TASK PROMPT:
Would you return the run of lines that starts at the one with "What Altair code" and ends at the one with "import pandas as pd", ends included, exactly as written and without the images?

DATA RECORDS:
==============================
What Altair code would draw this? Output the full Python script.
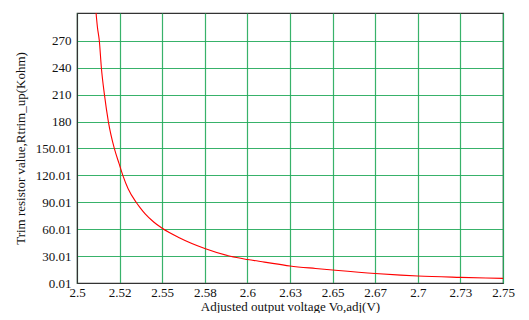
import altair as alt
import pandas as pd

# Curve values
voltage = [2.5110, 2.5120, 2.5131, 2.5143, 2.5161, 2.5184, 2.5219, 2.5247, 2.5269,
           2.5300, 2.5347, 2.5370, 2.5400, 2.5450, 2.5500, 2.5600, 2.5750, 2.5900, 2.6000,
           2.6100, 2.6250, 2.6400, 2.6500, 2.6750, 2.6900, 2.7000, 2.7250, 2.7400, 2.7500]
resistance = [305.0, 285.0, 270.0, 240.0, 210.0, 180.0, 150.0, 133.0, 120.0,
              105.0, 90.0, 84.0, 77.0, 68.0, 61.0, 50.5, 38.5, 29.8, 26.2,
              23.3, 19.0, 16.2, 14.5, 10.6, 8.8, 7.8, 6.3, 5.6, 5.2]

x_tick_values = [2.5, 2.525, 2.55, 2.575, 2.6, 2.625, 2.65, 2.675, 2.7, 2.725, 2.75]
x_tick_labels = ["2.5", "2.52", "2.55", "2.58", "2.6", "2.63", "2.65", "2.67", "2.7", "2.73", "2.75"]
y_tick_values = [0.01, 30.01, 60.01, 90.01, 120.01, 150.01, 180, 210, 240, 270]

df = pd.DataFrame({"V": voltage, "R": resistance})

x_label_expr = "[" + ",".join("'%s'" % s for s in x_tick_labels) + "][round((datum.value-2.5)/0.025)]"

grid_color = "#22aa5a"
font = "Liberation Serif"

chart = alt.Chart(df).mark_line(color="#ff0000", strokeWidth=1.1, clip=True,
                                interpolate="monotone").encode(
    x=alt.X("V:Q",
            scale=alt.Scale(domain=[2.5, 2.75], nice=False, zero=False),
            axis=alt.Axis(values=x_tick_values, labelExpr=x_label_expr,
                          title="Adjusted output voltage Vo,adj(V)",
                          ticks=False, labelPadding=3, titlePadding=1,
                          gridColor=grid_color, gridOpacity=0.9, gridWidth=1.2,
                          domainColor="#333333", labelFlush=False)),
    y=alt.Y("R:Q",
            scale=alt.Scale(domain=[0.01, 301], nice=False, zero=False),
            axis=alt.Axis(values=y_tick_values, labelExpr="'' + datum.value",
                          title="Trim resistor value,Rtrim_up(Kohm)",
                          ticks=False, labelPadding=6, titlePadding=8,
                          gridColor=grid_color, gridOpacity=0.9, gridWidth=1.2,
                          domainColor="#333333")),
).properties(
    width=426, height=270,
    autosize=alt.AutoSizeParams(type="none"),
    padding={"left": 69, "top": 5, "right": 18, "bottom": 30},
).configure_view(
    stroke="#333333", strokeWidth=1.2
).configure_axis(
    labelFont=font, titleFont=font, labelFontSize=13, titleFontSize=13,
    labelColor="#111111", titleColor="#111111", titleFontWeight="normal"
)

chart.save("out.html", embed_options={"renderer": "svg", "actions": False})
==============================
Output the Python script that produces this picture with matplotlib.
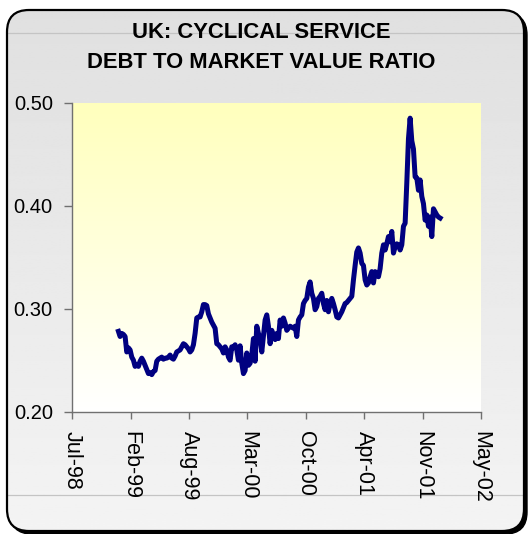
==============================
WORKED SOLUTION:
What Altair code would draw this? Output the full Python script.
import altair as alt
import pandas as pd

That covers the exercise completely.